Single by Solomon Burke

from the album If You Need Me
- B-side: "You Can Make It If You Try"
- Released: April 1963
- Recorded: March 15, 1963
- Genre: Soul
- Length: 2:35
- Label: Atlantic
- Songwriter(s): Robert Bateman, Wilson Pickett, Sonny Sanders
- Producer(s): Bert Berns

Solomon Burke singles chronology
| "Words" (1963) | "If You Need Me" (1963) | "Can't Nobody Love You" (1963) |

= If You Need Me =

"If You Need Me" is a 1963 song co-written and originally recorded by Wilson Pickett. It was made into a bigger hit by Solomon Burke, who sent the song to #2 on the R&B charts that year.

==Overview==
The song was written by Wilson Pickett with two former members of the Satintones, Robert Bateman (who had also co-written "Please Mr. Postman") and Sonny Sanders. It was recorded originally by Pickett on March 15, 1963, for Lloyd Price's Detroit-based Double L Records. It had been rejected by Jerry Wexler (Atlantic), who nevertheless had purchased the publishing rights. According to Burke, Pickett gave the song to him on a tour bus: "Wilson sang the song for me in a bus on a tour. I loved it so much that I got Wilson to do it. Atlantic refused to sign him at that time, so we got Wilson to release the song on the Lloyd-Logan label. We were the best of friends. As a matter of fact, I promoted his record and he promoted mine." However, Pickett claims Wexler lifted it from demo tapes he had sent Atlantic.

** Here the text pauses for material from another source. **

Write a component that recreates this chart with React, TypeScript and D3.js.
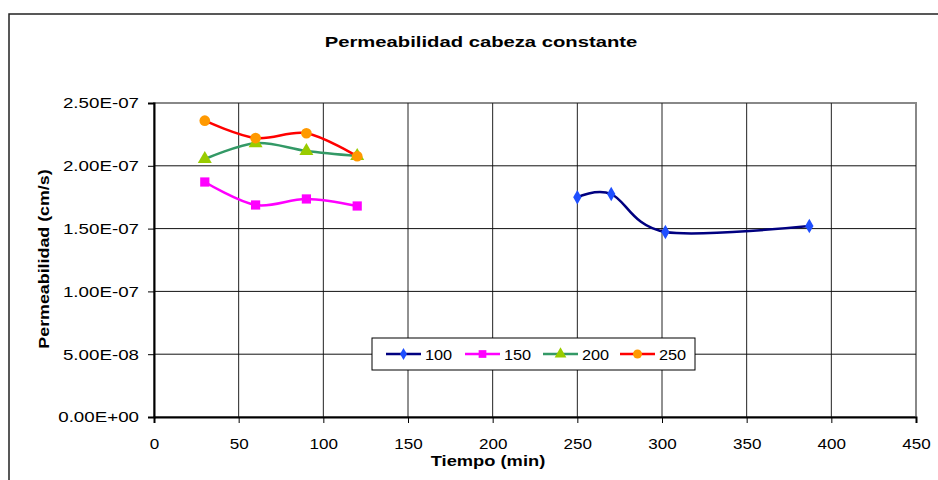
import React, { useEffect, useRef } from "react";
import * as d3 from "d3";

const xTicks = [0, 50, 100, 150, 200, 250, 300, 350, 400, 450];
const yTicks = [0, 5e-8, 1e-7, 1.5e-7, 2e-7, 2.5e-7];
const yTickLabels = ["0.00E+00", "5.00E-08", "1.00E-07", "1.50E-07", "2.00E-07", "2.50E-07"];

const time100 = [250, 270, 302, 387];
const perm100 = [1.75e-7, 1.775e-7, 1.473e-7, 1.521e-7];
const time150 = [30, 60, 90, 120];
const perm150 = [1.871e-7, 1.688e-7, 1.736e-7, 1.68e-7];
const time200 = [30, 60, 90, 120];
const perm200 = [2.054e-7, 2.18e-7, 2.118e-7, 2.078e-7];
const time250 = [30, 60, 90, 120];
const perm250 = [2.359e-7, 2.221e-7, 2.259e-7, 2.076e-7];

const seriesNames = ["100", "150", "200", "250"];

// the original text is wider than Arial: stretch glyphs horizontally around the anchor
function stretch(sel: d3.Selection<any, any, any, any>, k: number) {
  sel.each(function () {
    const el = d3.select(this as SVGTextElement);
    const px = (+el.attr("x") || 0) + (parseFloat(el.attr("dx") || "0") || 0);
    el.attr("transform", `translate(${px * (1 - k)},0) scale(${k},1)`);
  });
}

export default function App() {
  const svgRef = useRef<SVGSVGElement | null>(null);

  useEffect(() => {
    const svg = d3.select(svgRef.current);
    svg.selectAll("*").remove();

    const width = 938, height = 480;
    const margin = { top: 103, right: 22, bottom: 63, left: 154 };
    const font = "'Liberation Sans', Arial, sans-serif";

    const x = d3.scaleLinear().domain([0, 450]).range([margin.left, width - margin.right]);
    const y = d3.scaleLinear().domain([0, 2.5e-7]).range([height - margin.bottom, margin.top]);

    // outer chart border
    svg.append("rect")
      .attr("x", 9).attr("y", 14).attr("width", width + 10).attr("height", height + 10)
      .attr("fill", "white").attr("stroke", "#222").attr("stroke-width", 1.5);

    // plot area border
    svg.append("rect")
      .attr("x", margin.left).attr("y", margin.top)
      .attr("width", x(450) - margin.left).attr("height", y(0) - margin.top)
      .attr("fill", "white").attr("stroke", "#888").attr("stroke-width", 2);

    // gridlines
    svg.append("g").selectAll("line").data(xTicks.slice(1, -1)).enter().append("line")
      .attr("x1", d => x(d)).attr("x2", d => x(d))
      .attr("y1", margin.top).attr("y2", y(0))
      .attr("stroke", "#222").attr("stroke-width", 1);
    svg.append("g").selectAll("line").data(yTicks.slice(1, -1)).enter().append("line")
      .attr("x1", margin.left).attr("x2", x(450))
      .attr("y1", d => y(d)).attr("y2", d => y(d))
      .attr("stroke", "#111").attr("stroke-width", 1);

    // axes
    const yAxis = svg.append("g").attr("transform", `translate(${margin.left},0)`)
      .call(d3.axisLeft(y).tickValues(yTicks).tickSize(6).tickFormat((_, i) => yTickLabels[i]));
    yAxis.select(".domain").attr("stroke", "#000").attr("stroke-width", 2);
    yAxis.selectAll(".tick line").attr("stroke", "#000");
    yAxis.selectAll("text").attr("font-family", font).attr("font-size", 15).attr("fill", "#000").attr("dx", -6);
    stretch(yAxis.selectAll("text"), 1.25);

    const xAxis = svg.append("g").attr("transform", `translate(0,${y(0)})`)
      .call(d3.axisBottom(x).tickValues(xTicks).tickSize(6).tickFormat(d3.format("d")));
    xAxis.select(".domain").attr("stroke", "#000").attr("stroke-width", 2);
    xAxis.selectAll(".tick line").attr("stroke", "#000");
    xAxis.selectAll("text").attr("font-family", font).attr("font-size", 15.5).attr("fill", "#000").attr("dy", "1.5em");
    stretch(xAxis.selectAll("text"), 1.1);

    // titles
    const title = svg.append("text").attr("x", 481).attr("y", 47).attr("text-anchor", "middle")
      .attr("font-family", font).attr("font-size", 15).attr("font-weight", "bold")
      .text("Permeabilidad cabeza constante");
    stretch(title, 1.35);
    const xTitle = svg.append("text").attr("x", 488).attr("y", 466).attr("text-anchor", "middle")
      .attr("font-family", font).attr("font-size", 15).attr("font-weight", "bold")
      .text("Tiempo (min)");
    stretch(xTitle, 1.22);
    svg.append("text").attr("transform", `translate(49,259) rotate(-90) scale(1.19,1)`).attr("text-anchor", "middle")
      .attr("font-family", font).attr("font-size", 15).attr("font-weight", "bold")
      .text("Permeabilidad (cm/s)");

    const line = d3.line<[number, number]>()
      .x(d => x(d[0])).y(d => y(d[1]))
      .curve(d3.curveCardinal.tension(0));

    const series = [
      { t: time100, v: perm100, stroke: "#000080", fill: "#1f4fff", marker: d3.symbolDiamond, size: 60 },
      { t: time150, v: perm150, stroke: "#ff00ff", fill: "#ff00ff", marker: d3.symbolSquare, size: 85 },
      { t: time200, v: perm200, stroke: "#339966", fill: "#99cc00", marker: d3.symbolTriangle, size: 85 },
      { t: time250, v: perm250, stroke: "#ff0000", fill: "#ff9900", marker: d3.symbolCircle, size: 90 },
    ];

    series.forEach(s => {
      const pts = s.t.map((t, i) => [t, s.v[i]] as [number, number]);
      svg.append("path").attr("d", line(pts)).attr("fill", "none")
        .attr("stroke", s.stroke).attr("stroke-width", 2.5);
      svg.append("g").selectAll("path").data(pts).enter().append("path")
        .attr("transform", d => `translate(${x(d[0])},${y(d[1])})`)
        .attr("d", d3.symbol().type(s.marker).size(s.size)())
        .attr("fill", s.fill);
    });

    // legend
    const lg = svg.append("g").attr("transform", "translate(372,338)");
    lg.append("rect").attr("width", 323).attr("height", 32)
      .attr("fill", "white").attr("stroke", "#000").attr("stroke-width", 1);
    const itemX = [14, 93, 171, 248];
    series.forEach((s, i) => {
      const g = lg.append("g").attr("transform", `translate(${itemX[i]},16)`);
      g.append("line").attr("x1", 0).attr("x2", 35).attr("stroke", s.stroke).attr("stroke-width", 2.5);
      g.append("path").attr("transform", "translate(17.5,0)")
        .attr("d", d3.symbol().type(s.marker).size(s.size * 0.7)()).attr("fill", s.fill);
      const tx = g.append("text").attr("x", 39).attr("y", 6).attr("font-family", font).attr("font-size", 15.5)
        .text(seriesNames[i]);
      stretch(tx, 1.05);
    });
  }, []);

  return <svg ref={svgRef} width={938} height={480} style={{ position: "absolute", left: 0, top: 0 }}></svg>;
}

Burke recalled in 2003: "I was furious when Wexler rejected Pickett", and when radio personality the Magnificent Montague started spinning Pickett's original version, Wexler rushed out Burke's, with both in Billboard 's "Singles Review" column on April 13 and both featured on Billboards "Artists' Biographies" on May 4, 1963. Although Burke ultimately won the chart war, Burke broke rank and supported his rival: "I would go to the radio stations and say, ‘Hi, I'm Solomon Burke, and I'm here promoting the new record “If You Need Me”…by Wilson Pickett.’"

==Release and reaction==
Despite his efforts, Burke's version jockeyed with Pickett's for position in the Hot 100, before "beating Pickett to the punch" because of "Solomon’s popularity and Atlantic’s distribution." Both versions had Cissy Houston singing backup vocals. Despite his anger, in 1964, Pickett signed with Atlantic because he needed the "bread." While Burke's version spent 5 weeks at #2 in the R&B charts in the American summer of 1963, kept from the number one position by Jackie Wilson's "Baby Workout" and Sam Cooke's "Another Saturday Night", Pickett's original stalled at #64 in the Pop charts and #30 on the R&B chart. "If You Need Me" was "the first of several great preaching scorchers": "Can’t Nobody Love You", "You’re Good For Me", and "Goodbye Baby, Baby Goodbye", which were all arranged by Gary Sherman, the man behind many Garnet Mimms hits.

===Chart performance===
====Solomon Burke====

| Chart (1963) | Peak position |
|---|---|
| US Billboard Hot 100 | 37 |
| US Billboard Hot R&B Singles | 2 |

====Wilson Pickett====

| Chart (1963) | Peak position |
|---|---|
| US Billboard Hot 100 | 64 |
| US Billboard Hot R&B Singles | 30 |

== Cover versions ==
- The song was covered by the Rolling Stones on their album 12 x 5 released in October 1964.
- It was covered by the Hep Stars in 1965 on the B-side of their third single and on their first live album Hep Stars on Stage.
- Tom Jones recorded the song as one of the tracks of his 1965 debut album Along Came Jones.